Teargarden By Kaleidyscope was one of the most ambitious album projects conceived by the Smashing Pumpkins only for it to be abandoned, so we asked Jimmy Chamberlin what happened to it.

The Smashing Pumpkins have never been short on ambition when it comes to their music. But of all the wild experimentations undertaken by Billy Corgan over the years, his planned Teargarden By Kaleidyscope album project was perhaps the band’s most ambitious.

Originally envisioned as a 44-song concept album based around the “Fool’s journey” from the Tarot and harkening back to the “original psychedelic roots of the Smashing Pumpkins,” each song was to be released individually as a free download over a few years before being packaged into four limited-edition EPs. When the entire album was finished, every song was to be put into a deluxe box set to go on sale.

It was hugely ambitious project that started in 2009 and adhered to this unique format before being reworked partway through towards a more traditional album release with the release of 2012’s Oceania and 2014’s Monuments To An Elergy – both which were considered to be albums within the larger scope of the Teargarden project.

But by 2018, 34 songs into the project’s planned 44-song run, Billy had decided to abandon the Teargarden album and move onto the next Smashing Pumpkins thing. So the big question is what happened to it? Why was the project cancelled 10 songs before the end?

Having talked to drummer Jimmy Chamberlin about the Smashing Pumpkins’ latest album, Cyr, and the upcoming sequel to the band’s greatest album, Mellon Collie And The Infinite Sadness, I simply had to ask what happened to Teargarden By Kaleidyscope.

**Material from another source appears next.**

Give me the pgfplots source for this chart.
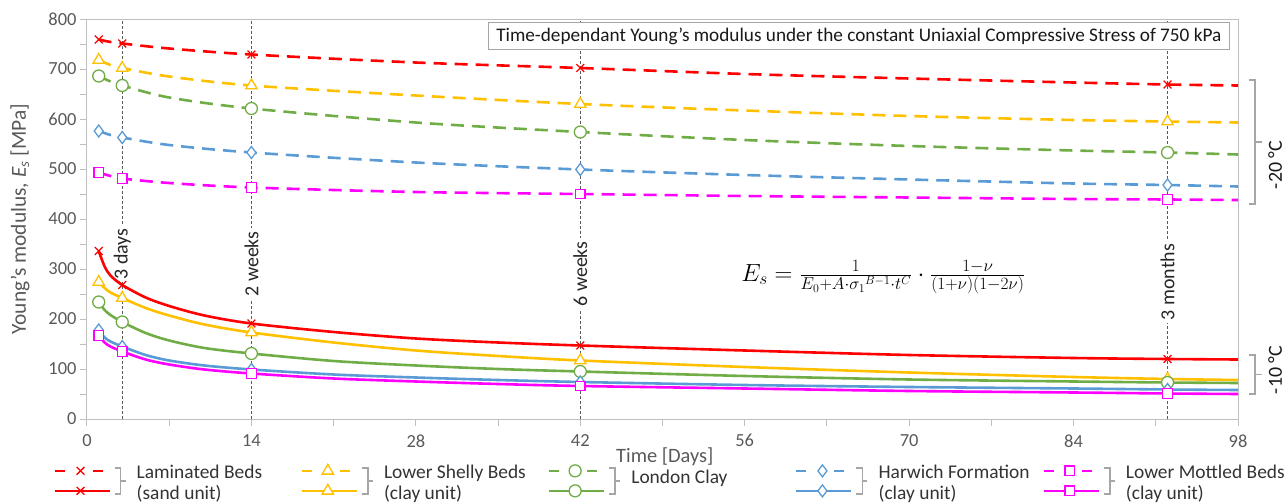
\documentclass[border=0pt]{standalone}
\usepackage{fontspec}
\setmainfont{Carlito}
\usepackage{pgfplots}
\pgfplotsset{compat=1.18}
\definecolor{cRed}{HTML}{FF0000}
\definecolor{cYel}{HTML}{FFC000}
\definecolor{cGrn}{HTML}{70AD47}
\definecolor{cBlu}{HTML}{5B9BD5}
\definecolor{cMag}{HTML}{FF00FF}
\definecolor{axgray}{HTML}{BFBFBF}
\definecolor{txtgray}{HTML}{595959}
\definecolor{brgray}{HTML}{A6A6A6}
\definecolor{vlgray}{HTML}{595959}
\newcommand{\fs}{\fontsize{18.5}{21}\selectfont}
\newcommand{\fl}{\fontsize{20.5}{24}\selectfont}
\newcommand{\lgtxt}[1]{\begin{tabular}[c]{@{}l@{}}#1\end{tabular}}
\newcommand{\legA}{\lgtxt{Laminated Beds\\(sand unit)}}
\newcommand{\legB}{\lgtxt{Lower Shelly Beds\\(clay unit)}}
\newcommand{\legC}{\lgtxt{London Clay}}
\newcommand{\legD}{\lgtxt{Harwich Formation\\(clay unit)}}
\newcommand{\legE}{\lgtxt{Lower Mottled Beds\\(clay unit)}}
\tikzset{vlab/.style={rotate=90, fill=white, inner sep=3bp, font=\fontsize{20}{22}\selectfont, text=black!85}}
\pgfplotsset{
  dline/.style={line width=2.6bp, dash pattern=on 13bp off 8bp, no markers, smooth},
  sline/.style={line width=2.6bp, solid, no markers, smooth},
  mk/.style={only marks, mark options={solid, fill=white, line width=1.3bp}},
  mX/.style={mark=x, mark size=5.5bp},
  mT/.style={mark=triangle*, mark size=6.5bp},
  mO/.style={mark=*, mark size=6bp},
  mD/.style={mark=diamond*, mark size=6bp},
  mS/.style={mark=square*, mark size=4.8bp},
  vline/.style={vlgray, line width=0.9bp, dash pattern=on 3bp off 2bp, no markers, forget plot},
  legimg/.style={legend image code/.code={
     \draw[line width=2.6bp, solid] (0bp,10bp) -- (10bp,10bp);
     \draw[line width=2.6bp, solid] (38bp,10bp) -- (48bp,10bp);
     \draw[line width=2.6bp, solid] (0bp,-10bp) -- (55bp,-10bp);
     \draw[mark options={solid, fill=white, line width=1.3bp}] plot[only marks] coordinates {(26bp,10bp) (26bp,-10bp)};
     \draw[brgray, line width=1.6bp, solid] (60bp,13bp) -- (66bp,13bp) -- (66bp,-13bp) -- (60bp,-13bp);
     \draw[brgray, line width=1.6bp, solid] (66bp,0bp) -- (71bp,0bp);
     \node[draw=none, fill=none, inner sep=0bp, anchor=west, text=black!80, font=\fontsize{19.5}{20}\selectfont] at (82bp,2.5bp) {#1};
     \path[draw=none] (0bp,0bp) -- (245bp,0bp);
  }},
}
\begin{document}
\begin{tikzpicture}
\useasboundingbox (-87bp,-85bp) rectangle (1200bp,419bp);
\begin{axis}[
  scale only axis, width=1151bp, height=400bp,
  xmin=0, xmax=98, ymin=0, ymax=800,
  xtick={0,14,...,98}, ytick={0,100,...,800},
  minor x tick num=1, minor y tick num=1,
  axis line style={axgray, line width=1bp},
  every tick/.style={axgray, line width=1bp},
  every minor tick/.style={axgray, line width=1bp},
  tick pos=left, tick align=outside,
  major tick length=7bp, minor tick length=7bp,
  /pgf/number format/assume math mode=true,
  tick label style={font=\fs, text=txtgray},
  xticklabel style={yshift=-5bp},
  xlabel={Time [Days]},
  xlabel style={font=\fl, text=txtgray, at={(axis description cs:0.502,0)}, anchor=center, yshift=-38bp},
  ylabel={Young's modulus, \textit{E}\textsubscript{\textit{s}} [MPa]},
  ylabel style={font=\fontsize{21.5}{24}\selectfont, text=txtgray, at={(axis description cs:-0.0582,0.5)}, anchor=center},
  clip=false,
  legend columns=5,
  legend cell align=left,
  legend style={at={(axis description cs:-0.0295,-0.154)}, anchor=west, draw=none, fill=none,
    inner sep=0bp, column sep=0bp, row sep=0bp, font=\fontsize{19.5}{20}\selectfont, nodes={inner sep=0bp}},
]
% vertical marker lines
\addplot[vline] coordinates {(3,0) (3,800)};
\addplot[vline] coordinates {(14,0) (14,800)};
\addplot[vline] coordinates {(42,0) (42,800)};
\addplot[vline] coordinates {(92,0) (92,800)};
\node[vlab] at (axis cs:3,330) {3 days};
\node[vlab] at (axis cs:14,310) {2 weeks};
\node[vlab] at (axis cs:42,290) {6 weeks};
\node[vlab] at (axis cs:92,274) {3 months};

% -20 C dashed curves
\addplot[cRed, dline, forget plot] coordinates {(1,759) (2,754) (3,751) (7,741) (14,729) (28,713) (42,702) (56,690) (70,681) (84,673) (92,669) (98,667)};
\addplot[cYel, dline, forget plot] coordinates {(1,718) (2,708) (3,702) (7,685) (14,667) (28,647) (42,630) (56,617) (70,606) (84,598) (92,595) (98,593)};
\addplot[cGrn, dline, forget plot] coordinates {(1,686) (2,675) (3,667) (7,643) (14,621) (28,593) (42,574) (56,558) (70,546) (84,537) (92,533) (98,529)};
\addplot[cBlu, dline, forget plot] coordinates {(1,576) (2,568) (3,563) (7,548) (14,533) (28,513) (42,499) (56,488) (70,479) (84,471) (92,468) (98,465)};
\addplot[cMag, dline, forget plot] coordinates {(1,493) (2,486) (3,481) (7,472) (14,463) (28,454) (42,450) (56,446) (70,443) (84,440) (92,439) (98,438)};

% -10 C solid curves
\addplot[cRed, sline, forget plot] coordinates {(1,336) (1.5,305) (2,287) (3,268) (5,243) (7,226) (10,207) (14,191) (21,174) (28,161) (35,153) (42,147) (56,137) (70,128) (84,122) (92,120) (98,119)};
\addplot[cYel, sline, forget plot] coordinates {(1,274) (1.5,262) (2,253) (3,242) (5,222) (7,207) (10,189) (14,173) (21,153) (28,137) (35,126) (42,117) (56,104) (70,93) (84,84) (92,80) (98,78)};
\addplot[cGrn, sline, forget plot] coordinates {(1,234) (1.5,218) (2,208) (3,194) (5,172) (7,157) (10,142) (14,131) (21,116) (28,107) (35,100) (42,95) (56,86) (70,79) (84,75) (92,73) (98,72)};
\addplot[cBlu, sline, forget plot] coordinates {(1,178) (1.5,163) (2,155) (3,145) (5,128) (7,117) (10,107) (14,99) (21,89) (28,83) (35,78) (42,74) (56,68) (70,64) (84,61) (92,59) (98,58)};
\addplot[cMag, sline, forget plot] coordinates {(1,167) (1.5,153) (2,145) (3,135) (5,119) (7,109) (10,99) (14,91) (21,81) (28,75) (35,70) (42,66) (56,61) (70,56) (84,53) (92,51) (98,50)};

% markers
\addplot[cRed, mk, mX, forget plot] coordinates {(1,759) (3,751) (14,729) (42,702) (92,669) (1,336) (3,268) (14,191) (42,147) (92,120)};
\addplot[cYel, mk, mT, forget plot] coordinates {(1,718) (3,702) (14,667) (42,630) (92,595) (1,274) (3,242) (14,173) (42,117) (92,80)};
\addplot[cGrn, mk, mO, forget plot] coordinates {(1,686) (3,667) (14,621) (42,574) (92,533) (1,234) (3,194) (14,131) (42,95) (92,73)};
\addplot[cBlu, mk, mD, forget plot] coordinates {(1,576) (3,563) (14,533) (42,499) (92,468) (1,178) (3,145) (14,99) (42,74) (92,59)};
\addplot[cMag, mk, mS, forget plot] coordinates {(1,493) (3,481) (14,463) (42,450) (92,439) (1,167) (3,135) (14,91) (42,66) (92,51)};

% legend (text drawn inside the legend image so that it stays aligned)
\addlegendimage{legimg=\legA, cRed, mX}
\addlegendentry{}
\addlegendimage{legimg=\legB, cYel, mT}
\addlegendentry{}
\addlegendimage{legimg=\legC, cGrn, mO}
\addlegendentry{}
\addlegendimage{legimg=\legD, cBlu, mD}
\addlegendentry{}
\addlegendimage{legimg=\legE, cMag, mS}
\addlegendentry{}

% title box
\node[draw=brgray, line width=1bp, fill=white, anchor=north east, inner xsep=8bp, inner ysep=5bp, font=\fontsize{19.3}{22}\selectfont, text=black!90]
  at (rel axis cs:0.993,0.9925) {Time-dependant Young's modulus under the constant Uniaxial Compressive Stress of 750 kPa};
% equation
\node[font=\fontsize{23}{26}\selectfont] at (axis cs:67.8,284)
  {$E_s = \frac{1}{E_0+A\cdot{\sigma_1}^{B-1}\cdot t^C}\cdot\frac{1-\nu}{(1+\nu)(1-2\nu)}$};
\end{axis}
% temperature brackets
\draw[brgray, line width=1.8bp] (1162bp,339bp) -- (1168bp,339bp) -- (1168bp,215bp) -- (1162bp,215bp);
\draw[brgray, line width=1.8bp] (1168bp,277bp) -- (1175bp,277bp);
\node[rotate=90, font=\fontsize{20}{22}\selectfont, text=black!90] at (1188bp,254bp) {-20 °C};
\draw[brgray, line width=1.8bp] (1162bp,64bp) -- (1168bp,64bp) -- (1168bp,25bp) -- (1162bp,25bp);
\draw[brgray, line width=1.8bp] (1168bp,44.5bp) -- (1175bp,44.5bp);
\node[rotate=90, font=\fontsize{20}{22}\selectfont, text=black!90] at (1188bp,49bp) {-10 °C};
\end{tikzpicture}
\end{document}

“I think sometimes those things start off in one incarnation and things change when gets impossible to fulfill them [the original vision],” says Jimmy.  “You can’t make people care about stuff, right? You can lead the horse to water but you can’t make it drink.”

And that’s the double-edged sword of being hugely ambitious – sometimes people just don’t care as much as you hoped and that seems like what happened with Teargarden By Kaleidyscope.

The Smashing Pumpkins drummer also suggested that another potential reason for Teargarden‘s cancellation was the inability of people to hang with Billy’s ambitious vision for the project, as well as wanting to work on other things.

“Billy is a very ambitious songwriter and a very ambitious person, as am I, we’re both have lots of shit going on at all times,” says Jimmy. “In addition to music, I got a tonne of business stuff and I sit on a couple of school boards.”

“Him and I spin at a really high frequency and a lot of people just can’t hang with that shit, we have a 32-year history of people who flamed out because it was just too intense.”

Teargarden By Kaleidyscope may well have been the Smashing Pumpkins’ crowning glory had things gone to plan. But as it so happens, it’s become yet another one of music’s most ambitious projects that ultimately didn’t see the light at the end of the tunnel.